Sebagai contoh, sektor ekonomi dapat dikoordinasikan oleh satu atau dua kementerian besar, daripada menciptakan kementerian terpisah untuk setiap sub-sektor yang akhirnya memperumit birokrasi.
Hal ini diamini oleh Wakil Presiden RI, KH Ma'ruf Amin, yang menyebut bahwa jumlah 34 menteri saat ini sudah cukup ideal, tetapi perlu dievaluasi sesuai dengan kebutuhan dan efektivitas. Hal ini menunjukkan bahwa pemerintahan yang efektif bukanlah tentang seberapa banyak kementerian yang ada, melainkan bagaimana setiap kementerian menjalankan tugasnya dengan optimal, berfokus pada tujuan dan hasil nyata.
Pengalaman Internasional: Pelajaran dari Negara Lain
Jika kita menengok praktik di negara-negara lain, banyak negara maju dengan kabinet ramping dan menteri yang fokus pada beberapa sektor utama justru mampu mencapai efisiensi yang lebih baik.
Negara-negara seperti Inggris dan Jerman memiliki struktur kabinet yang lebih sederhana, namun berhasil menjadi salah satu perekonomian terbesar di dunia dengan kemampuan untuk bergerak cepat dalam membuat keputusan besar.
Hal ini menjadi bukti bahwa jumlah menteri yang besar tidak selalu berkorelasi dengan peningkatan kinerja pemerintahan.

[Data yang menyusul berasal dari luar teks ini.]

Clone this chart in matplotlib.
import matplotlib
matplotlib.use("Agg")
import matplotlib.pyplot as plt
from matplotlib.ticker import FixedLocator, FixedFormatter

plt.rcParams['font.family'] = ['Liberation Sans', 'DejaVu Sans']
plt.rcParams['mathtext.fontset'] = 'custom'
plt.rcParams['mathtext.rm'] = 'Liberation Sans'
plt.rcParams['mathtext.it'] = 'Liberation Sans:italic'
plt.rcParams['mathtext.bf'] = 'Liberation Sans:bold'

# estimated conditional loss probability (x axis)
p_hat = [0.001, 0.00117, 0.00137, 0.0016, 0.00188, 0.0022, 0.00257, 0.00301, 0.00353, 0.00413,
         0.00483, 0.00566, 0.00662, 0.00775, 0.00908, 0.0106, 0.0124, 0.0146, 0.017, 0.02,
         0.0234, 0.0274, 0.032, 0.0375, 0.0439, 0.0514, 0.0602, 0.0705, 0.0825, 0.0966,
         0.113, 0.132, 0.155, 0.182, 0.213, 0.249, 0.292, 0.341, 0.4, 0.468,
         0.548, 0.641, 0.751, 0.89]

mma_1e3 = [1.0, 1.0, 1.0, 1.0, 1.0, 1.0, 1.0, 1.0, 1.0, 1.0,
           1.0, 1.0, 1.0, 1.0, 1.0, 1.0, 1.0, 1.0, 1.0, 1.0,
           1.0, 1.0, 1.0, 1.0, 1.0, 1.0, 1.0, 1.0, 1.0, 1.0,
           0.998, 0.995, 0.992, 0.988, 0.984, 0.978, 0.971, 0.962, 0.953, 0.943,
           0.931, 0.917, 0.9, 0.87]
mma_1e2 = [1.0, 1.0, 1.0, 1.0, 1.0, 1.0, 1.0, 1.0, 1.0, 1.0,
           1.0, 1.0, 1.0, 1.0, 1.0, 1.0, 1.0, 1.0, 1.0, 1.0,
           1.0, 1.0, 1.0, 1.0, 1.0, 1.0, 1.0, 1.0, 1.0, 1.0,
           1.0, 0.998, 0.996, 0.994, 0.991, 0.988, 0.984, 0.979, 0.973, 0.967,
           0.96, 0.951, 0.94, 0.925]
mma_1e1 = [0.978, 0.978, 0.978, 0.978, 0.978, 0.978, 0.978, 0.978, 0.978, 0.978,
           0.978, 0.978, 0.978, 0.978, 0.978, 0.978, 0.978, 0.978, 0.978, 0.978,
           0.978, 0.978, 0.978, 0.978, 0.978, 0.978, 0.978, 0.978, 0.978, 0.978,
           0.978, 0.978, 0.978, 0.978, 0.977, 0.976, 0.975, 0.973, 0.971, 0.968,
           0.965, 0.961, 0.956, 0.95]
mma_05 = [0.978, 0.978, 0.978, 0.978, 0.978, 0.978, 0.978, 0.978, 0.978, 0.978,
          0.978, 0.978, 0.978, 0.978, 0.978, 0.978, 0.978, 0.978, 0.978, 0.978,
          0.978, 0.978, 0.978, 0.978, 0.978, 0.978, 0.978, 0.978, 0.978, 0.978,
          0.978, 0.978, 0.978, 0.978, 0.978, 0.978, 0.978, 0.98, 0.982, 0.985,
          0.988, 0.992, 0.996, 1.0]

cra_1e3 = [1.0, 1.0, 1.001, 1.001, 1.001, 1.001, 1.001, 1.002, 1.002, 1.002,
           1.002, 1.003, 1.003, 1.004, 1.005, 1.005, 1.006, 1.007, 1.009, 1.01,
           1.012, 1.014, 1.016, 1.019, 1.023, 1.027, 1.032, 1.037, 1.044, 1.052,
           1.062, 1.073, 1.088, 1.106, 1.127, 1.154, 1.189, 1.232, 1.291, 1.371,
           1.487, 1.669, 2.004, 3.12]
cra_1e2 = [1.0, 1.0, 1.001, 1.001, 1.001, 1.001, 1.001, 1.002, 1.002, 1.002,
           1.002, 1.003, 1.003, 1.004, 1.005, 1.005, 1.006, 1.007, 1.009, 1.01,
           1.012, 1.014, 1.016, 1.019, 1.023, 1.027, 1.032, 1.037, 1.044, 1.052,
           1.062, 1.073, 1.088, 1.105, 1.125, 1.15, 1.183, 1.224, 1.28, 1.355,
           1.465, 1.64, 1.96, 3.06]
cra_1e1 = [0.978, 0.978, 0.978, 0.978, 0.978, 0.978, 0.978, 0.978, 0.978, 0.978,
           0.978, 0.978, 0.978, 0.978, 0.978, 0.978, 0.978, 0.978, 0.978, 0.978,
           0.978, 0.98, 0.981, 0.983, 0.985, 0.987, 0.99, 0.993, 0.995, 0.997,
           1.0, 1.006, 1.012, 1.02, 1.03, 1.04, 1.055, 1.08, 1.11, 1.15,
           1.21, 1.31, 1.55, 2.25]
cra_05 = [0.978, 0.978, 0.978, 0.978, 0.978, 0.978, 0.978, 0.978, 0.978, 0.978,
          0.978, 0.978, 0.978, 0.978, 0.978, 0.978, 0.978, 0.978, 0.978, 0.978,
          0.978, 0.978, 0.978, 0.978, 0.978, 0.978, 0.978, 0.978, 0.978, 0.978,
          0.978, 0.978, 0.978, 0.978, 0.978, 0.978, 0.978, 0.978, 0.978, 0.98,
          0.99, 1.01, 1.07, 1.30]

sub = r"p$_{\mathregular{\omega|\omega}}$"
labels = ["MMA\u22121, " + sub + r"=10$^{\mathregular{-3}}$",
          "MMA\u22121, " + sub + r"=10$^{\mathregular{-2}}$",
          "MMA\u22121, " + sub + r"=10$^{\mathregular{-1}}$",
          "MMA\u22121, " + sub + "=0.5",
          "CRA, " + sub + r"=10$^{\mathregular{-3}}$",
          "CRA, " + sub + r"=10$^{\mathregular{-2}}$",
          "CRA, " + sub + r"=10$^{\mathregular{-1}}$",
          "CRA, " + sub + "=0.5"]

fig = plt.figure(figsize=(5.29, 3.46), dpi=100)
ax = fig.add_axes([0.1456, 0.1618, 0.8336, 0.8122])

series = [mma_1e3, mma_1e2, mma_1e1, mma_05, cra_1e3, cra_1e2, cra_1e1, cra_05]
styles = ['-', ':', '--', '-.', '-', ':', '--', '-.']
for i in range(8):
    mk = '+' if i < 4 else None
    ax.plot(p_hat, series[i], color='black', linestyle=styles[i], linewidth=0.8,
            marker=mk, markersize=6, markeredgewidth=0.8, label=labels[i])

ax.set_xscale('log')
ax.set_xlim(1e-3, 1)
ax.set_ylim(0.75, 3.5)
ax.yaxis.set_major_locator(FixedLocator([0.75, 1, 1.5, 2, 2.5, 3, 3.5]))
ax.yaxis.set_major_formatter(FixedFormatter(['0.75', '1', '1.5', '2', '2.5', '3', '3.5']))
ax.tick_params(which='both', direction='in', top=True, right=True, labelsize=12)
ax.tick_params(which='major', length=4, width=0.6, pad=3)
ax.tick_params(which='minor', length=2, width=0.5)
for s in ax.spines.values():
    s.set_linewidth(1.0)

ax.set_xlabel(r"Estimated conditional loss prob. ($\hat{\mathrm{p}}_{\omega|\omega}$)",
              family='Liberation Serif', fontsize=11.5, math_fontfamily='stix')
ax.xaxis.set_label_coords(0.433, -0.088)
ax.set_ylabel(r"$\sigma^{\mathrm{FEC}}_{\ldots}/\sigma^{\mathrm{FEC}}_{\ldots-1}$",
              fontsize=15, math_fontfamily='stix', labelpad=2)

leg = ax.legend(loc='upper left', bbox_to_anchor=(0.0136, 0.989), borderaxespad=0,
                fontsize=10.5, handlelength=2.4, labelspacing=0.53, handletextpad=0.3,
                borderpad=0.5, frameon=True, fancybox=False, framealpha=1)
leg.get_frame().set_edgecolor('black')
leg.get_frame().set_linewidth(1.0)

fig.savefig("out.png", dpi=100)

Kesimpulan: Menuju Kabinet yang Efisien
Pada akhirnya, tantangan Indonesia bukanlah soal jumlah menteri semata, tetapi bagaimana membentuk kabinet yang tepat guna, terfokus, dan efisien. Opsi moderat, sebagaimana disarankan oleh beberapa pengamat, menempatkan jumlah ideal kementerian di angka 24. Dengan jumlah ini, kabinet tetap bisa mencakup sektor-sektor strategis tanpa terlalu membebani birokrasi.
Mewujudkan pemerintahan yang cepat, sat-set, tidak hanya membutuhkan kabinet yang ramping, tetapi juga kesadaran akan pentingnya manajemen waktu, kolaborasi yang efektif antar kementerian, serta penetapan prioritas yang jelas.

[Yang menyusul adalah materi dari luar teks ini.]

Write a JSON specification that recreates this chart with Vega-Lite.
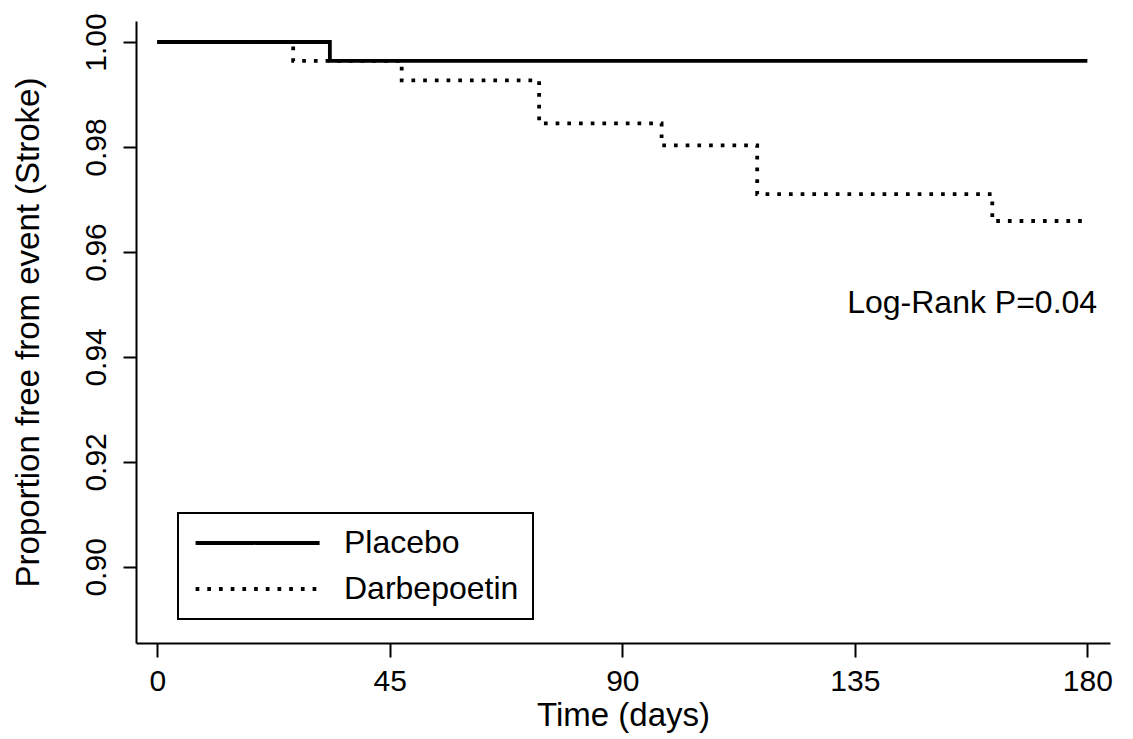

Dari perspektif Risk Management, Human Capital, dan kebijakan publik, rasanya penting bagi kita untuk menekankan pentingnya prinsip efisiensi ini. Pemerintah yang ramping, jelas dalam tugas dan fungsinya, serta minim gesekan birokrasi, akan jauh lebih mampu menjawab tantangan masa depan Indonesia.